Михайловский Николай Григорьевич
Час мужества
Очерки
«Анта... Адели... Ута...»
— Вас вызывает Таллин! — сообщила телефонистка междугородной станции.
Меня охватило волнение. С этим городом связано слишком многое в моей жизни. Война! И даже более ранние времена, начиная с 1940 года, когда первый раз приехал в Эстонию в качестве корреспондента «Правды».
Таллин! При одном упоминании о нем перед глазами всегда возникает образ древнего города с высокими крепостными стенами Вышгорода, башнями Длинный Герман и Толстая Маргарита, памятником русским морякам с броненосца «Русалка» — фигурой ангела с крестом в руке, обращенным к морю...
Я видел Таллин в праздничном наряде — ликующие толпы людей в дни провозглашения Советской власти, видел его в клубах черного дыма, в языках пламени, когда на улицах, перегороженных баррикадами, кипел бой.
Тогда, 27 августа, после двух месяцев упорных сражений в Эстонии, мы вынуждены были уходить морем, прорываться через минные поля, отражать удары вражеских пикировщиков, подводных лодок, торпедных катеров.
Я оказался на пароходе «Вирония». Поначалу в его роскошном салоне и каютах размещался штаб флота, а в последние часы он перешел на крейсер «Киров», и наш небольшой пароход заполнили люди, остававшиеся в Таллине до последнего дня: работники разведки, бойцы и командиры из отрядов прикрытия и наш брат — военные журналисты.
Буксир выводит «Виронию» из гавани, и мы занимаем место в строю уходящих кораблей. В небе на большой высоте плывут немецкие бомбардировщики. Вооружение у нас небогатое — зенитные пулеметы. И все же налет первой девятки удалось отбить. Со всех сторон взметывались султаны воды. Не успели порадоваться, снова налет. Теперь самолеты шли со стороны солнца и один за другим отвесно бросались в пике, причем явно целили в нашу «Виронию», полагая, что она по-прежнему штабной корабль. Вторая атака тоже отбита.

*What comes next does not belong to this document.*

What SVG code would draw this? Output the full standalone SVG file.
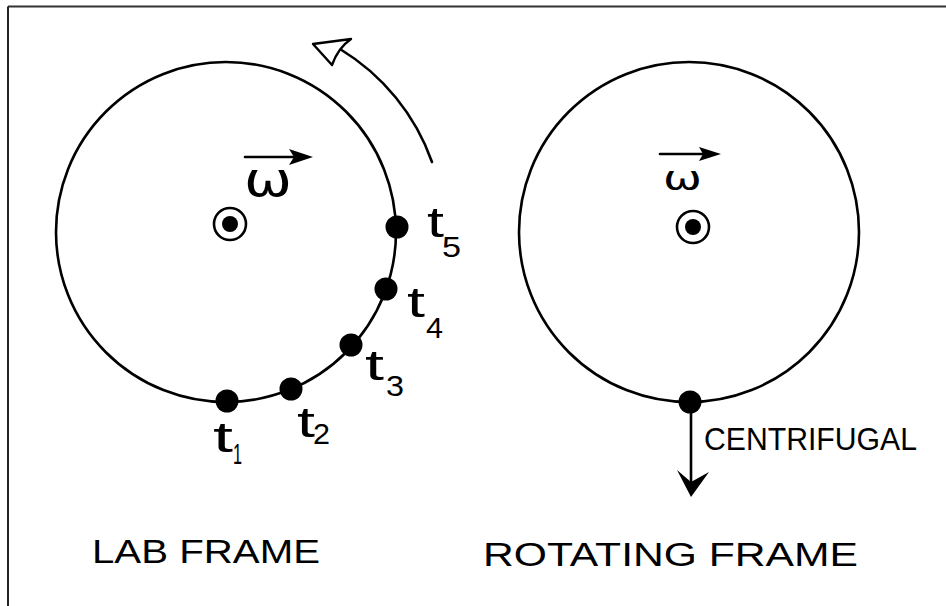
<svg xmlns="http://www.w3.org/2000/svg" width="946" height="606" viewBox="0 0 946 606">
<defs>
<style>
.ring{fill:none;stroke:#000;stroke-width:2.6}
.dot{fill:#000}
.ln{fill:none;stroke:#000;stroke-width:2.6;stroke-linecap:round}
.hand{font-family:"Liberation Sans","DejaVu Sans",sans-serif;fill:#000}
.lbl{font-size:33px}
.t{font-size:42px}
.sub{font-size:30px}
.om{font-family:"DejaVu Sans","Liberation Sans",sans-serif;fill:#000}
</style>
</defs>
<rect x="0" y="0" width="946" height="606" fill="#fff"/>
<g id="frame">
<line x1="8" y1="6.5" x2="946" y2="6.5" stroke="#333" stroke-width="2"/>
<line x1="8" y1="6.5" x2="8" y2="606" stroke="#222" stroke-width="2"/>
</g>

<g id="lab-circle">
<circle class="ring" cx="226" cy="232" r="170"/>
</g>
<g id="lab-axis">
<circle cx="230" cy="224" r="16" fill="none" stroke="#000" stroke-width="2.6"/>
<circle class="dot" cx="230" cy="224" r="8"/>
<text class="om" x="244" y="196" font-size="48" textLength="48" lengthAdjust="spacingAndGlyphs">ω</text>
</g>
<g id="t1"><circle class="dot" cx="227" cy="401" r="11.5"/>
<text class="hand t" x="213" y="452" textLength="20" lengthAdjust="spacingAndGlyphs">t</text><text class="hand sub" x="233" y="464" textLength="9" lengthAdjust="spacingAndGlyphs">1</text></g>
<g id="t2"><circle class="dot" cx="291" cy="389" r="11.5"/>
<text class="hand t" x="297" y="437" textLength="18" lengthAdjust="spacingAndGlyphs">t</text><text class="hand sub" x="313" y="444" textLength="17" lengthAdjust="spacingAndGlyphs">2</text></g>
<g id="t3"><circle class="dot" cx="351" cy="345" r="11.5"/>
<text class="hand t" x="365" y="380" textLength="19" lengthAdjust="spacingAndGlyphs">t</text><text class="hand sub" x="386" y="396" textLength="18" lengthAdjust="spacingAndGlyphs">3</text></g>
<g id="t4"><circle class="dot" cx="386" cy="289" r="11.5"/>
<text class="hand t" x="407" y="317" textLength="18" lengthAdjust="spacingAndGlyphs">t</text><text class="hand sub" x="426" y="338" textLength="17" lengthAdjust="spacingAndGlyphs">4</text></g>
<g id="t5"><circle class="dot" cx="397" cy="227" r="11.5"/>
<text class="hand t" x="427" y="237" textLength="17" lengthAdjust="spacingAndGlyphs">t</text><text class="hand sub" x="442" y="257" textLength="19" lengthAdjust="spacingAndGlyphs">5</text></g>
<g id="lab-label"><text class="hand lbl" x="92" y="563" textLength="228" lengthAdjust="spacingAndGlyphs">LAB FRAME</text></g>

<g id="rot-circle">
<circle class="ring" cx="689" cy="232" r="170"/>
</g>
<g id="rot-axis">
<circle cx="693" cy="227" r="16" fill="none" stroke="#000" stroke-width="2.6"/>
<circle class="dot" cx="693" cy="227" r="8"/>
<text class="om" x="663" y="190" font-size="34" textLength="39" lengthAdjust="spacingAndGlyphs">ω</text>
</g>
<g id="mass"><circle class="dot" cx="690" cy="402" r="11.5"/></g>
<g id="centrifugal-label"><text class="hand" x="704" y="450" font-size="31" textLength="213" lengthAdjust="spacingAndGlyphs">CENTRIFUGAL</text></g>
<g id="rot-label"><text class="hand lbl" x="483" y="566" font-size="34" textLength="375" lengthAdjust="spacingAndGlyphs">ROTATING FRAME</text></g>

<g id="connectors">
<path class="ln" d="M432,162 A217,217 0 0 0 340,49"/>
<path d="M313,44 L351,39 Q338,48 332,65 Z" fill="#fff" stroke="#000" stroke-width="2.4" stroke-linejoin="round"/>
<line class="ln" x1="245" y1="157" x2="300" y2="157"/>
<path class="dot" d="M289,149 L313,157 L289,165 L294,157 Z"/>
<line class="ln" x1="660" y1="154" x2="708" y2="154"/>
<path class="dot" d="M699,147 L721,154 L699,161 L703,154 Z"/>
<line class="ln" x1="691" y1="402" x2="691" y2="488"/>
<path class="dot" d="M677,470 L691,497 L709,472 L691,482 Z"/>
</g>
</svg>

Но вот появляется третья волна. «Юнкерсы» вывертываются и, свистя, несутся в пике. Удар страшной силы. Под ногами все трещит и рушится.

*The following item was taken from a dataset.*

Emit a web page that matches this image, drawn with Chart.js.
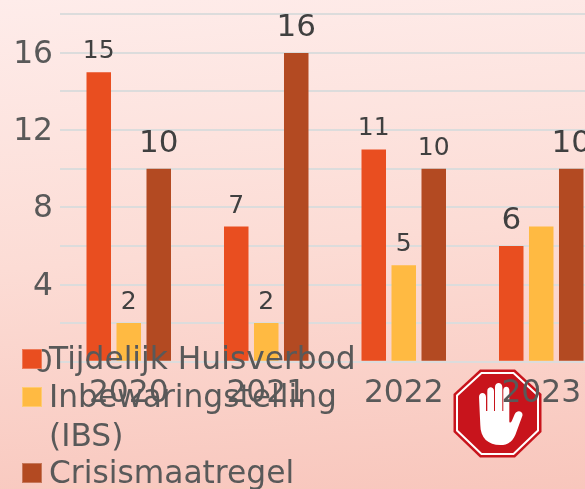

Не помню, как очутился в воде. Вокруг меня виднелись головы плывущих и слышались крики людей.
Усиленно гребу в сторону. Помню советы товарищей: смотри, как бы при гибели корабля не затянуло в воронку. Теперь уже низко над самой водой проносятся самолеты и с бреющего полета обстреливают плывущих моряков. Гул моторов, всплески воды от свинцового дождя. Но именно в такие минуты крайне обостряется сознание, даже у малодушных невесть откуда появляются сила воли, понимание, как нужно себя вести в подобной обстановке. Сейчас важно сохранять силы, и я лежу на спине, едва шевеля руками, лишь поддерживая равновесие. Затем, отдохнув, переворачиваюсь и снова плыву. И так раз за разом повторяю один и тот же прием. Вокруг меня голов все меньше и меньше, и почти не слышно голосов. Уже вечереет, солнце ушло за горизонт, на море свежо, волны подкрадываются, налетают откуда-то со стороны, а я подобен спичечному коробку, выброшенному за борт. Захлебываюсь, но пока не теряю самообладания.
Однако всему приходит конец, силы иссякают. В какой-то момент, в изнеможении закрыв глаза, решил: будь что будет. И тут послышался гул моторов и возле меня оказался катер — «морской охотник», подбиравший немногих, кто уцелел и дождался минуты спасения...
В Таллине я испытал горечь поражения и радость победы. Часто бывая там, я вижусь со старыми боевыми друзьями, а их осталось не так уж много, и меня снова и снова охватывает счастливое и немного грустное чувство встречи со своим прошлым.
И этот телефонный звонок не стал для меня полной неожиданностью. Скорее неожиданным было услышать голос начальника музея дважды Краснознаменного Балтийского флота Владимира Ивановича Гринкевича — знатока военно-морской истории и энтузиаста своего дела. Осведомившись приличия ради, как я живу, он сообщил:
— А у меня для вас сюрприз. Срочно приезжайте!
— Что именно? — допытывался я.
— Возможно, вы слышали о радиолокаторе, он испытывался в Таллине в сорок первом году?
Я вынужден был признаться, что узнаю об этом впервые.
— Не мудрено. Тогда все только начиналось. Но самое удивительное — сохранился дневник инженера Голева, он с опытной установкой был в Таллине в самые жаркие дни боев. Я уверен — это неизвестная страница в истории советской радиолокации, о которой стоит написать. Приезжайте скорее!